This is a travel blog for desktop travelers and other ramblers who want to know the world just a little bit better.

Right now I am living in Quetzaltenango, Guatemala where I'll be settled for a while. Thanks for reading!

Wednesday, June 9, 2010

Japanese Hot Springs Etiquette 101

For about 10 days now I have been staying at my mother-in-law's house. The home was built just after WWII and is considered kind of old for Japan. It is traditional style. There are sliding doors, tatami mat floors, a landscaped garden, and it is very difficult to maintain. We sit on the floor to eat, sleep on a thin futon mattress on the floor and shower....

Well, actually there is no shower. For some reason my mother-in-law does not want to fix it. This means that when we want to bathe we take a short walk to the local onsen (hot spring). My wife, Mika, like almost all Japanese people, is crazy for hot springs. I don't know how many trips we made in Colorado looking for hot, bubbling mineral water coming up from the ground. I think soaking is okay and can be very relaxing, but I do miss my 3 minute shower.

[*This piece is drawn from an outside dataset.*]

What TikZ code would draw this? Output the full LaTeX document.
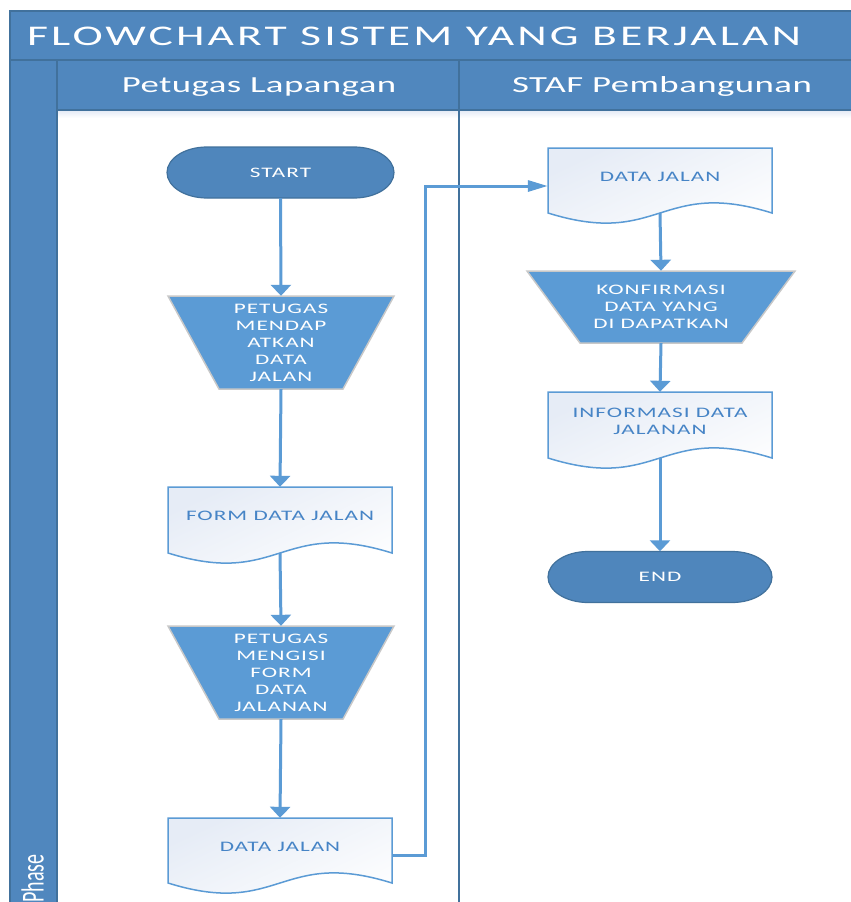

And unlike the privacy of your bathroom, when you are entering an area with many naked Japanese strangers there is always proper etiquette to follow:
  1. 1. Wash your body clean before entering the tub (see above photo)
    2. No jumping in
    3. Don't put your towel in the tub
    4. Dry off completely before reentering the changing area

The Unwritten Rules:
1. Use your towel to cover your privates while walking around from tub to tub (see #3 above).
2. No talking. There aren't sports, politics or benign conversation about the weather. Everyone is very silent.
3. No Tattoos. Japanese still associate ink body art with Yakuza (Japanese mafia). We have a Japanese friend in Denver who has a small fashion tattoo on her back. She went to her hometown onsen in Japan, and they told her that she had to leave. She returned the next day with a bandage covering the offending tattoo.
4. No peeing in the onsen.


  1. Send pictures of Mika's mother's house. It is difficult to get a grasp of what the bath house looks like, for those that have not been to Japan. Can you take a cleaner( no pun intended) snapshot?

  2. Good idea. I will add a photo from Mika's mom's house tomorrow. The bath house was difficult. I had about 30 sec. between when they let me in and before naked men started coming in, and the lens kept fogging up. In the post there is a link for the "local onsen". It is in japanese, but if you scroll down you'll see some photos.